Which lines below fall between the one containing "Recreate this image" and the one containing "color: '#000', width: 1.3"? Repeat them exactly, counting both of those lines, and add nothing else.
-- Start RECORDS --
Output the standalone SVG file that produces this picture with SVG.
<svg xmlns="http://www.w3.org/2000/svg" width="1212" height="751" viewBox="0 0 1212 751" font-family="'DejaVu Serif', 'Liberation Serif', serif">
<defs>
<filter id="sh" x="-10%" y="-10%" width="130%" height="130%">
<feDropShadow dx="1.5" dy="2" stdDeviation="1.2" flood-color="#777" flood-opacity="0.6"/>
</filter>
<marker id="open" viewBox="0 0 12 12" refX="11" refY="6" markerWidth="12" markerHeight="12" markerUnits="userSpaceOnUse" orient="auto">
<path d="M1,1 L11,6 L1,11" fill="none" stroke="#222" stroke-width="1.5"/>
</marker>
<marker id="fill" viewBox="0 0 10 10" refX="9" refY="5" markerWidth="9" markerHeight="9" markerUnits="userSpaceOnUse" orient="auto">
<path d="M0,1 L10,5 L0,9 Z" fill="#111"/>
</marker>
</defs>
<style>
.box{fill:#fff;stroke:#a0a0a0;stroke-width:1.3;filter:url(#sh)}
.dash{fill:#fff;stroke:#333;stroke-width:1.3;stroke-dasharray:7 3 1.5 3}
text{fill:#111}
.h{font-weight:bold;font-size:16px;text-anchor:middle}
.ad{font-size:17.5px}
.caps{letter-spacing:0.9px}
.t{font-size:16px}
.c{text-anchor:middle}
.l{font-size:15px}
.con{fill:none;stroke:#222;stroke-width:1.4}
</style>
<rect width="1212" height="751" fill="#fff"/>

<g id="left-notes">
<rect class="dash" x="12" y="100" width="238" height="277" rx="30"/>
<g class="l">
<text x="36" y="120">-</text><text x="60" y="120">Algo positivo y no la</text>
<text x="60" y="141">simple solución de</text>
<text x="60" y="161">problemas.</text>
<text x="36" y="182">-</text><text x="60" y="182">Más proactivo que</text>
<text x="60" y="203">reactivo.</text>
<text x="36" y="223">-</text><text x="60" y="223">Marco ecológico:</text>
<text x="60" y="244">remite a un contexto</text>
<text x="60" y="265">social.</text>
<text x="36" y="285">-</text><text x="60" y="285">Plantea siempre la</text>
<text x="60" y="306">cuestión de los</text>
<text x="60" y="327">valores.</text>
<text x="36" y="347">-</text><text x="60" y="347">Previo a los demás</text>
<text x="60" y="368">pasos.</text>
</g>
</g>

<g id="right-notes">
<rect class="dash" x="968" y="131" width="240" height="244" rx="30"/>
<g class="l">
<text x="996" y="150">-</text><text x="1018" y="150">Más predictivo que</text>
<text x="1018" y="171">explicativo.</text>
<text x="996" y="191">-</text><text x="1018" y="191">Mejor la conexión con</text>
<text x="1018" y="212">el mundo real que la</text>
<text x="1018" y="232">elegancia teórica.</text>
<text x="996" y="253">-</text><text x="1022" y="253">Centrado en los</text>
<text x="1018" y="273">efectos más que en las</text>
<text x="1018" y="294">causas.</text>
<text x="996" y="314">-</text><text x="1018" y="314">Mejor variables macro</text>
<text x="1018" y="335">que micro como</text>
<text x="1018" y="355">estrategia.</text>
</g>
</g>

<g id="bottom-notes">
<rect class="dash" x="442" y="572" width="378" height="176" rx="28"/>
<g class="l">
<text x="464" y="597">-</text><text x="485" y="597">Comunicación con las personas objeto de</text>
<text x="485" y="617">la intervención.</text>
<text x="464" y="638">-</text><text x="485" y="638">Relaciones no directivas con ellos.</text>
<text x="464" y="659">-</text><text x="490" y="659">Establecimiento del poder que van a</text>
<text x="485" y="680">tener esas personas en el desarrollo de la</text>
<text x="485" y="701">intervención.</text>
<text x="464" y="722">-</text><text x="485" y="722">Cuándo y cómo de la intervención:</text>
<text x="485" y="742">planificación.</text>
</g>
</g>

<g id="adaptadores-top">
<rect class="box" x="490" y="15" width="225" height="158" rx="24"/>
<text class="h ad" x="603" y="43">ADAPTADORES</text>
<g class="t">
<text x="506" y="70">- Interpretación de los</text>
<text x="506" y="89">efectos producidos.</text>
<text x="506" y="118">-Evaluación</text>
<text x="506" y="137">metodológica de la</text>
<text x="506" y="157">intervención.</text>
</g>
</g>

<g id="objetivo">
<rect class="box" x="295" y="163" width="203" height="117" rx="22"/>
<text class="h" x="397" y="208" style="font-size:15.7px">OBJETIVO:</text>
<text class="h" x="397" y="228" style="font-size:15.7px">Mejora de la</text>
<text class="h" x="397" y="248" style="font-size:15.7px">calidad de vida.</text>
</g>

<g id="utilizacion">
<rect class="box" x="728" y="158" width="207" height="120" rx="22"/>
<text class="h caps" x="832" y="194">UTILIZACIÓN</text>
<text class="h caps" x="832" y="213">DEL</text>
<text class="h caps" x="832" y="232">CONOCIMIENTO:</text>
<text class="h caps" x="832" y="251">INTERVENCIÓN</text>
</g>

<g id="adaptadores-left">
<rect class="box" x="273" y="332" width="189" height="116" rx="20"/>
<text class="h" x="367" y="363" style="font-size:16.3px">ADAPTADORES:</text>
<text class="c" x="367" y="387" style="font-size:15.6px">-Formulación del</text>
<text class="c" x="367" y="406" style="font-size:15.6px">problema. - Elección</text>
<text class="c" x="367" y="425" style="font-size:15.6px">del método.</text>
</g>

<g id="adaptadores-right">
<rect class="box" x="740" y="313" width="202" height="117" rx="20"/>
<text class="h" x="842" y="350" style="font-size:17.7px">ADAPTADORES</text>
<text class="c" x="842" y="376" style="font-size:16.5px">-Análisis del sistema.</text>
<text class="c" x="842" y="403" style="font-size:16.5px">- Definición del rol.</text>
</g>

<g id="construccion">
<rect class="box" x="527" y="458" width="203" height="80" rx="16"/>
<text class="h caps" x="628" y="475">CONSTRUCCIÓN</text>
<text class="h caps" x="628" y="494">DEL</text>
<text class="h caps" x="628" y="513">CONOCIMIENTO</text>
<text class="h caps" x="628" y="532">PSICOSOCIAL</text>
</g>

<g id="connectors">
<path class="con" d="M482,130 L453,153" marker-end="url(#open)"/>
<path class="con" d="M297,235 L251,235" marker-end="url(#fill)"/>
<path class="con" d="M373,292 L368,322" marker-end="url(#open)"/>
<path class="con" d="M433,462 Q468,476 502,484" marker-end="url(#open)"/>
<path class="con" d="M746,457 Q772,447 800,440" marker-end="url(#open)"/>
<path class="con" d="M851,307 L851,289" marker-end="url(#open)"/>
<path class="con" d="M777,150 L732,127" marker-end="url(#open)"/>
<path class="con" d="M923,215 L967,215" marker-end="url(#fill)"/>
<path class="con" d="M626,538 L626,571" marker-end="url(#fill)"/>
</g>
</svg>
-- End RECORDS --
-- Start RECORDS --
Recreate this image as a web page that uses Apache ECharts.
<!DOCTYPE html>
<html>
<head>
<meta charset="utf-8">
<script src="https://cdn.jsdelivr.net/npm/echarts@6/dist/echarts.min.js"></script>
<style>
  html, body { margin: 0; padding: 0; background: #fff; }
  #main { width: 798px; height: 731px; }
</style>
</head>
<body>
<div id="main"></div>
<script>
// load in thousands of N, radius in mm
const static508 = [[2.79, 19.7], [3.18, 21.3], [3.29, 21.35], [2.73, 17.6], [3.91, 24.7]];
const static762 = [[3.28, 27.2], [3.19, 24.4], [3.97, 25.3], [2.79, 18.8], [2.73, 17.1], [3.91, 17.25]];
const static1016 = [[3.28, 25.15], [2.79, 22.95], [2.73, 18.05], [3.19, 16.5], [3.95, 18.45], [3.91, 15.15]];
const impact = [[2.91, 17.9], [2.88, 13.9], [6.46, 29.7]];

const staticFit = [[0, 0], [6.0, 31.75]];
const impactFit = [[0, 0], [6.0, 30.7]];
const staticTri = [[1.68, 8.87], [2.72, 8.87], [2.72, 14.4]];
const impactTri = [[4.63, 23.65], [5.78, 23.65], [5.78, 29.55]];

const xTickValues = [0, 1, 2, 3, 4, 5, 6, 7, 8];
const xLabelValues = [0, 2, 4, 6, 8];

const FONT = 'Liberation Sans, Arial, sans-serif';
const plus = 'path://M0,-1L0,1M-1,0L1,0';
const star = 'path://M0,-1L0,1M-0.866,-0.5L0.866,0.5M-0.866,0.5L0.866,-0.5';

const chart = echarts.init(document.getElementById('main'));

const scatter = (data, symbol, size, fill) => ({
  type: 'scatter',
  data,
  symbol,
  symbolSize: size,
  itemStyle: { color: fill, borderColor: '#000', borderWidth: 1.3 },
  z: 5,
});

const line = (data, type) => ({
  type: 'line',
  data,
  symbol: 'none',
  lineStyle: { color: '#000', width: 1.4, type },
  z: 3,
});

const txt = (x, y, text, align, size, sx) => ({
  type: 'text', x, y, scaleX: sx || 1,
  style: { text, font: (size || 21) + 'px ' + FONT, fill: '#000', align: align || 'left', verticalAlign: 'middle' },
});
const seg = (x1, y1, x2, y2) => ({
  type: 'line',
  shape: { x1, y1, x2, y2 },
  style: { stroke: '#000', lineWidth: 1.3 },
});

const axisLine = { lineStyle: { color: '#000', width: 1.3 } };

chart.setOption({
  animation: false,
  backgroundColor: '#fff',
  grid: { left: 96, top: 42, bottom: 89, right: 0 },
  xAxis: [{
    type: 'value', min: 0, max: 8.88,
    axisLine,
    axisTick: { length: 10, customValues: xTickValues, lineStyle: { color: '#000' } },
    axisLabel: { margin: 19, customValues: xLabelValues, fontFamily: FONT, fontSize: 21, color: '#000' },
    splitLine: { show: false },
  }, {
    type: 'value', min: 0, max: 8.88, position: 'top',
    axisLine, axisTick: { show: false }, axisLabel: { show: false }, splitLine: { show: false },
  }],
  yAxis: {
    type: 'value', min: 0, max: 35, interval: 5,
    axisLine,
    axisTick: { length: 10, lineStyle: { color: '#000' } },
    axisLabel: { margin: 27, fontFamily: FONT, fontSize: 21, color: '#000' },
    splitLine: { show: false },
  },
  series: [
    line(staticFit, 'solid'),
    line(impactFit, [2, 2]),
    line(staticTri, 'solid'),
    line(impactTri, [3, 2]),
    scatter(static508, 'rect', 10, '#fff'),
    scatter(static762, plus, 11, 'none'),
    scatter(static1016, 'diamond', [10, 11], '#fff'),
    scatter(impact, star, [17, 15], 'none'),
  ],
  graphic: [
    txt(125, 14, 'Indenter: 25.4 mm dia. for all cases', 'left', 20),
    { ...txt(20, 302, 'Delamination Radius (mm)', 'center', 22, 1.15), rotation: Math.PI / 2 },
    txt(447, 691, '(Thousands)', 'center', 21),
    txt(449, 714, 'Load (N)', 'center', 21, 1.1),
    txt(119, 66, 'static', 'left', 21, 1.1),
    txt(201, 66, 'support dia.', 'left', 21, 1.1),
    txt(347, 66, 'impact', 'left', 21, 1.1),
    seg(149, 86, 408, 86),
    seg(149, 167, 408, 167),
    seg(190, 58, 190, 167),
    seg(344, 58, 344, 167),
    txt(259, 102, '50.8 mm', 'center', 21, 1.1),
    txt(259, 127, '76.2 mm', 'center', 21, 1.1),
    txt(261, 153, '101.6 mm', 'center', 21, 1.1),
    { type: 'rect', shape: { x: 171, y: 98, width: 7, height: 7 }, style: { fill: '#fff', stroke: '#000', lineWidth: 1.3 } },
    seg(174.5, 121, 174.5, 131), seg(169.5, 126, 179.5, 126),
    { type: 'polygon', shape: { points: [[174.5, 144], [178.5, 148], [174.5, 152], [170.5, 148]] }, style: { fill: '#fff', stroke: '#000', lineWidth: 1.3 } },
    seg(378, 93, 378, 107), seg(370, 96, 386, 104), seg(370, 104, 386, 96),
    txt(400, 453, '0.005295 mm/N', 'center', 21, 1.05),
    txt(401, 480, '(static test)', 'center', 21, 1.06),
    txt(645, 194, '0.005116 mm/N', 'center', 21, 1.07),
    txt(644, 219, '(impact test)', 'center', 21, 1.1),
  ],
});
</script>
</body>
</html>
-- End RECORDS --
• **EXERCISE RESPONSE**
Recreate this image as a web page that uses Apache ECharts.
<!DOCTYPE html>
<html>
<head>
<meta charset="utf-8">
<script src="https://cdn.jsdelivr.net/npm/echarts@6/dist/echarts.min.js"></script>
<style>
  html, body { margin: 0; padding: 0; background: #fff; }
  #main { width: 798px; height: 731px; }
</style>
</head>
<body>
<div id="main"></div>
<script>
// load in thousands of N, radius in mm
const static508 = [[2.79, 19.7], [3.18, 21.3], [3.29, 21.35], [2.73, 17.6], [3.91, 24.7]];
const static762 = [[3.28, 27.2], [3.19, 24.4], [3.97, 25.3], [2.79, 18.8], [2.73, 17.1], [3.91, 17.25]];
const static1016 = [[3.28, 25.15], [2.79, 22.95], [2.73, 18.05], [3.19, 16.5], [3.95, 18.45], [3.91, 15.15]];
const impact = [[2.91, 17.9], [2.88, 13.9], [6.46, 29.7]];

const staticFit = [[0, 0], [6.0, 31.75]];
const impactFit = [[0, 0], [6.0, 30.7]];
const staticTri = [[1.68, 8.87], [2.72, 8.87], [2.72, 14.4]];
const impactTri = [[4.63, 23.65], [5.78, 23.65], [5.78, 29.55]];

const xTickValues = [0, 1, 2, 3, 4, 5, 6, 7, 8];
const xLabelValues = [0, 2, 4, 6, 8];

const FONT = 'Liberation Sans, Arial, sans-serif';
const plus = 'path://M0,-1L0,1M-1,0L1,0';
const star = 'path://M0,-1L0,1M-0.866,-0.5L0.866,0.5M-0.866,0.5L0.866,-0.5';

const chart = echarts.init(document.getElementById('main'));

const scatter = (data, symbol, size, fill) => ({
  type: 'scatter',
  data,
  symbol,
  symbolSize: size,
  itemStyle: { color: fill, borderColor: '#000', borderWidth: 1.3 },
  z: 5,
});

const line = (data, type) => ({
  type: 'line',
  data,
  symbol: 'none',
  lineStyle: { color: '#000', width: 1.4, type },
  z: 3,
});

const txt = (x, y, text, align, size, sx) => ({
  type: 'text', x, y, scaleX: sx || 1,
  style: { text, font: (size || 21) + 'px ' + FONT, fill: '#000', align: align || 'left', verticalAlign: 'middle' },
});
const seg = (x1, y1, x2, y2) => ({
  type: 'line',
  shape: { x1, y1, x2, y2 },
  style: { stroke: '#000', lineWidth: 1.3 },
});

const axisLine = { lineStyle: { color: '#000', width: 1.3 } };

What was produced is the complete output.